In the American Civil War, the Confederate Secret Service used “coal torpedoes” to damage Union steamships. These IEDs were hollowed out iron castings filled with pounds of gunpowder and coated in coal dust to resemble a piece of coal and surreptitiously placed in a ship’s coal pile. When shoveled into the ship’s firebox, the devices would explode and damage or destroy the boiler. The explosions killed crew and passengers and, in rare circumstances, sank vessels.
IEDs were used during the Second World War and by the Viet Cong during the Vietnam War where they were called “booby traps.” IEDs were a signature weapon of the Provisional Irish Republican Army during the Troubles, and they continue to be used by Hamas and Hezbollah against Israel.
In the United States, they have been used by lone wolves, like the Unabomber, who for years sent mail packages rigged to explode; the Centennial Olympic Park bomber, Eric Rudolph, who in 1996 turned a backpack into an IED; and Timothy McVeigh, who used a vehicle-borne IED, or VBIED, to destroy the Alfred P. Murrah Federal Building in Oklahoma City, in 1995. The most dastardly of IEDs was when al Qaeda turned commercial aircraft into missiles on 9-11.
The wars in Afghanistan and Iraq really popularized the use of IEDs by terrorists and insurgents and led to their proliferation outside of active war zones.
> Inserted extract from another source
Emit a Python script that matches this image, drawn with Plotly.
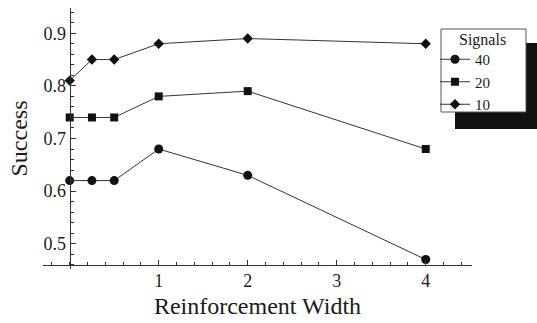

The reason insurgents like IEDs, says retired Lt. Gen. Frank Kearney, former director for strategic operations at the National Counterterrorism Center, is that they are cheap, easy to produce, and lethal. They are perfect for militant organizations that don’t “have a war-industrial complex able to provide munitions.”
Revolutionary shifts in commerce and technology have also helped proliferate the menace. “Globalization, the Internet, and social media have extended the transnational reach of these organizations, allowing threat networks to easily spread IED technology,” Lt. Gen. Michael Barbero, director of JIEDDO, told the International Fertilizer Association’s annual conference in Qatar in May.
These factors have made IEDs the scourge of humanity. According to the JIEDDO, about 500 IED events occur each month worldwide. Between March 2009 and March 2011 (the most current years for which figures are available), IEDs, on average, killed nearly 300 people and wounded another 900 per month. And these statistics do not include the death toll from IEDs in the war zones of Afghanistan and Iraq. “The world will be in persistent conflict for generations, and the IED will be the weapon of choice for decades,” warned a JIEDDO report in 2011.